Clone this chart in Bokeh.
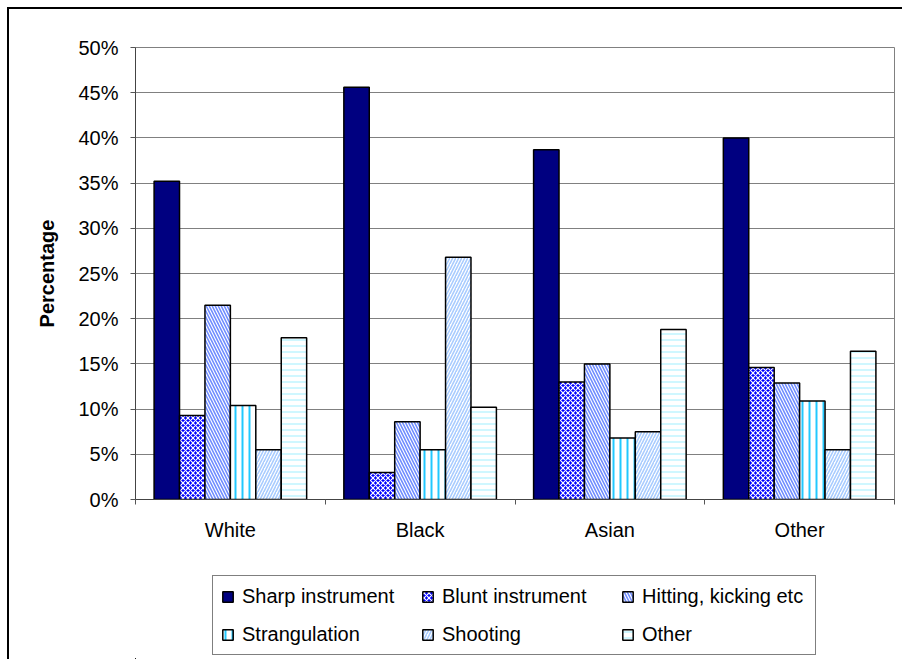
from bokeh.plotting import figure
from bokeh.layouts import column
from bokeh.models import (ColumnDataSource, FixedTicker, PrintfTickFormatter, Range1d,
                          Legend, LegendItem, InlineStyleSheet)
from bokeh.transform import dodge
from bokeh.embed import file_html
from bokeh.resources import INLINE

# Method of killing by ethnic group of victim (percent of victims in each group)
groups = ["White", "Black", "Asian", "Other"]
methods = ["Sharp instrument", "Blunt instrument", "Hitting, kicking etc",
           "Strangulation", "Shooting", "Other"]
sharp = [35.2, 45.6, 38.7, 40.0]
blunt = [9.3, 3.0, 13.0, 14.6]
hitting = [21.5, 8.6, 15.0, 12.9]
strangulation = [10.4, 5.5, 6.8, 10.9]
shooting = [5.5, 26.8, 7.5, 5.5]
other = [17.9, 10.2, 18.8, 16.4]
y_ticks = [0, 5, 10, 15, 20, 25, 30, 35, 40, 45, 50]

FONT = "Liberation Sans"
FS = "20px"

centers = [i + 0.5 for i in range(len(groups))]
source = ColumnDataSource(data=dict(
    x=centers, sharp=sharp, blunt=blunt, hitting=hitting,
    strangulation=strangulation, shooting=shooting, other=other,
))

# series styles: (column, fill, hatch pattern, hatch color, hatch scale, hatch weight)
styles = [
    ("sharp", "#000080", None, None, 6, 1),
    ("blunt", "#0000ff", "diagonal_cross", "#ffffff", 5, 1.2),
    ("hitting", "#ffffff", "left_diagonal_line", "#6f8cff", 6, 1.6),
    ("strangulation", "#ffffff", "vertical_line", "#22c8ff", 7, 2),
    ("shooting", "#ffffff", "right_diagonal_line", "#a8ccff", 6, 1.6),
    ("other", "#ffffff", "horizontal_line", "#bff4ff", 6, 1.5),
]
bar_w = 0.134
n = len(styles)


def bar_style(fill, hp, hc, hs, hw):
    kw = dict(fill_color=fill, line_color="black", line_width=1.5)
    if hp:
        kw.update(hatch_pattern=hp, hatch_color=hc, hatch_scale=hs, hatch_weight=hw)
    return kw


def add_bars(fig):
    renderers = []
    for k, (col, fill, hp, hc, hs, hw) in enumerate(styles):
        off = (k - (n - 1) / 2) * bar_w
        renderers.append(fig.vbar(x=dodge("x", off), top=col, width=bar_w, bottom=0,
                                  source=source, **bar_style(fill, hp, hc, hs, hw)))
    return renderers


# ---- main chart -------------------------------------------------------------
p = figure(width=902, height=545, output_backend="svg", toolbar_location=None,
           x_range=Range1d(0, len(groups)), y_range=Range1d(0, 50),
           min_border_left=135, min_border_right=8, min_border_top=47,
           min_border_bottom=46)
p.outline_line_color = "#808080"
p.outline_line_width = 1
p.background_fill_color = "white"
p.border_fill_color = "white"
add_bars(p)

# x axis: category names centred, tick marks on the category boundaries
p.xaxis.ticker = FixedTicker(ticks=centers, minor_ticks=list(range(len(groups) + 1)))
p.xaxis.major_label_overrides = {c: g for c, g in zip(centers, groups)}
p.xaxis.major_tick_out = 0
p.xaxis.major_tick_in = 0
p.xaxis.minor_tick_out = 5
p.xaxis.minor_tick_in = 0
p.xaxis.minor_tick_line_color = "#555555"
p.xaxis.axis_line_color = "#444444"
p.xaxis.major_label_standoff = 14
p.xaxis.major_label_text_font = FONT
p.xaxis.major_label_text_font_size = FS
p.xaxis.major_label_text_color = "black"
p.xgrid.visible = False

p.yaxis.ticker = FixedTicker(ticks=y_ticks, minor_ticks=[])
p.yaxis.formatter = PrintfTickFormatter(format="%d%%")
p.yaxis.major_tick_out = 5
p.yaxis.major_tick_in = 0
p.yaxis.major_tick_line_color = "#555555"
p.yaxis.axis_line_color = "#444444"
p.yaxis.major_label_standoff = 12
p.yaxis.major_label_text_font = FONT
p.yaxis.major_label_text_font_size = FS
p.yaxis.major_label_text_color = "black"
p.yaxis.axis_label = "Percentage"
p.yaxis.axis_label_text_font = FONT
p.yaxis.axis_label_text_font_size = FS
p.yaxis.axis_label_text_font_style = "bold"
p.yaxis.axis_label_text_color = "black"
p.yaxis.axis_label_standoff = 17
p.ygrid.grid_line_color = "#808080"
p.ygrid.grid_line_width = 1

# ---- legend strip (same bar renderers, with the view ranges off the bars) ---
lg = figure(width=902, height=114, output_backend="svg", toolbar_location=None,
            x_range=Range1d(10, 11), y_range=Range1d(60, 61),
            x_axis_location=None, y_axis_location=None, min_border=0)
lg.grid.visible = False
lg.outline_line_color = None
lg.background_fill_color = "white"
lg.border_fill_color = "white"

items = [LegendItem(label=m, renderers=[r]) for m, r in zip(methods, add_bars(lg))]

legend = Legend(items=items, orientation="horizontal", ncols=3, location=(77, 4))
legend.border_line_color = "black"
legend.border_line_width = 1
legend.background_fill_color = "white"
legend.background_fill_alpha = 1
legend.label_text_font = FONT
legend.label_text_font_size = FS
legend.label_text_color = "black"
legend.glyph_width = 13
legend.glyph_height = 13
legend.label_standoff = 8
legend.label_width = 165
legend.label_height = 24
legend.spacing = 14
legend.padding = 8
legend.margin = 0
lg.add_layout(legend, "center")

chart = column(p, lg, spacing=0)
# left/top edge of the chart area box
chart.stylesheets = [InlineStyleSheet(css=(
    ":host{position:relative;}"
    ":host::after{content:'';position:absolute;left:7px;top:7px;right:0;bottom:0;"
    "border-left:2px solid #000;border-top:2px solid #000;pointer-events:none;}"
))]

open("out.html", "w").write(file_html(chart, INLINE))
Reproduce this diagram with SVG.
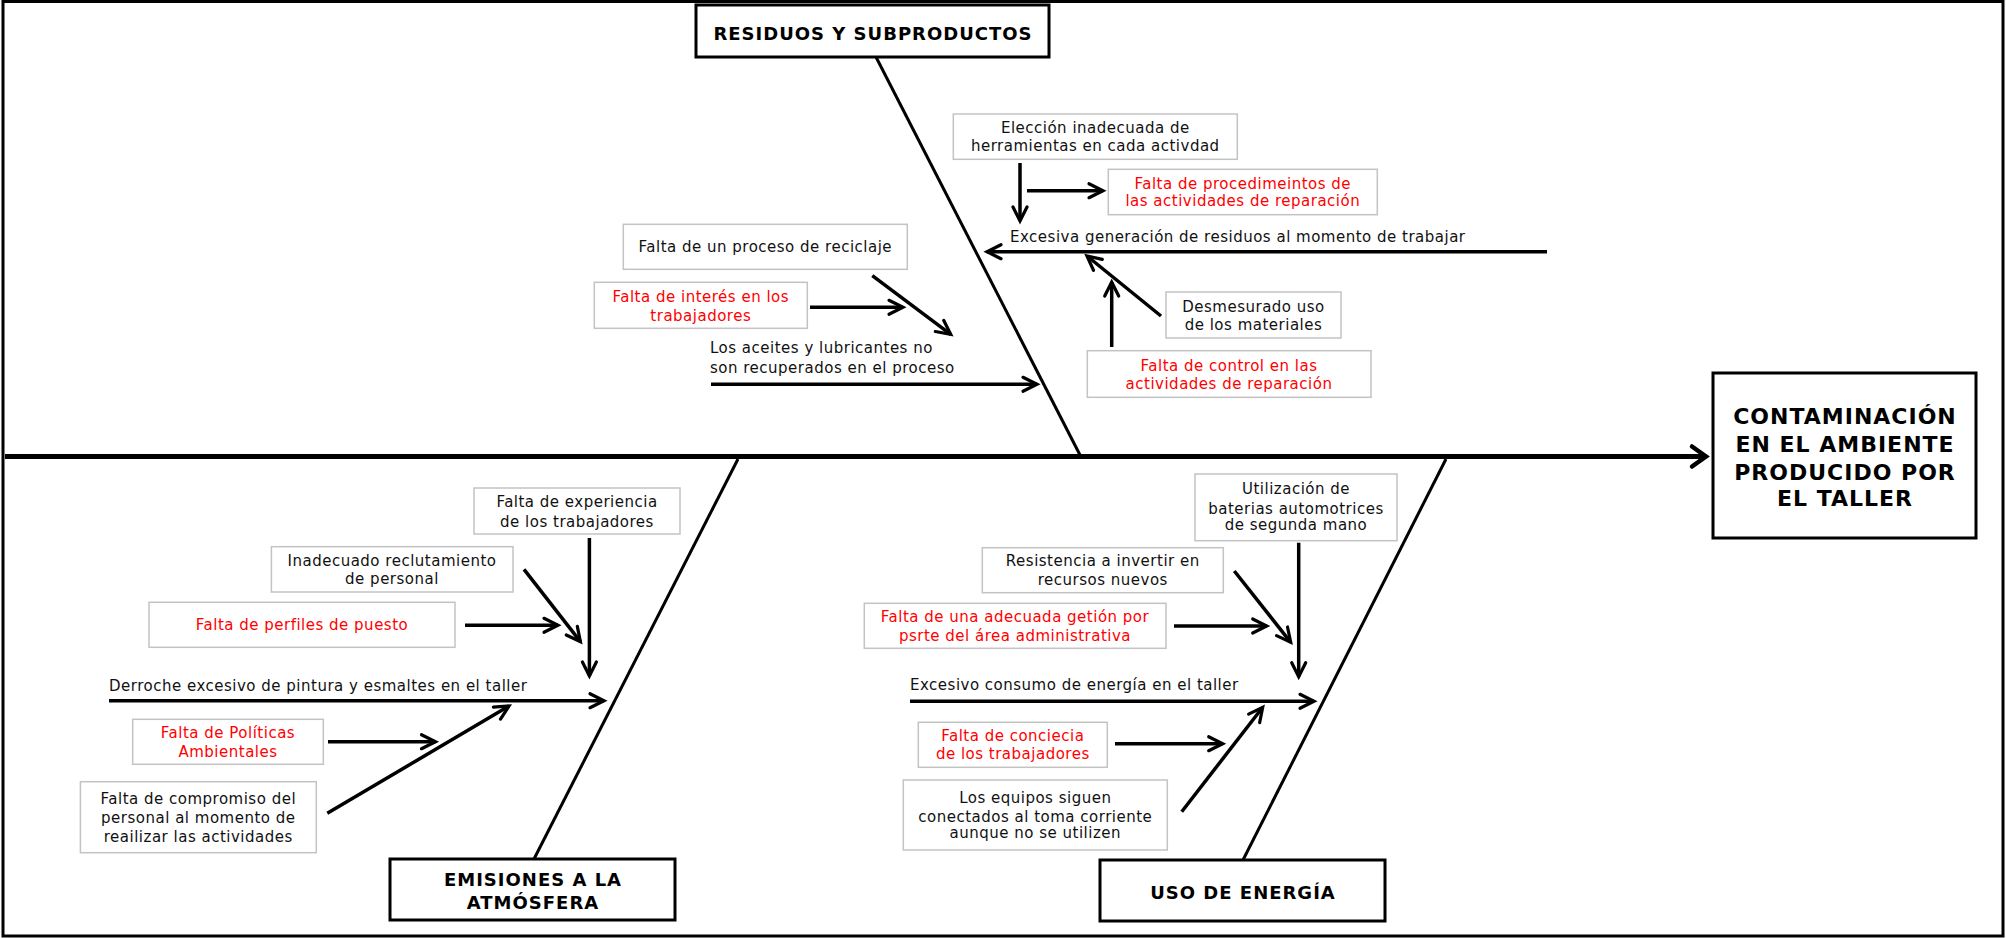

------------------------------------------------------------

Which lines contain the word "this"? Copy each of them.

Clone this chart in Bokeh.
Reproduce this diagram with SVG.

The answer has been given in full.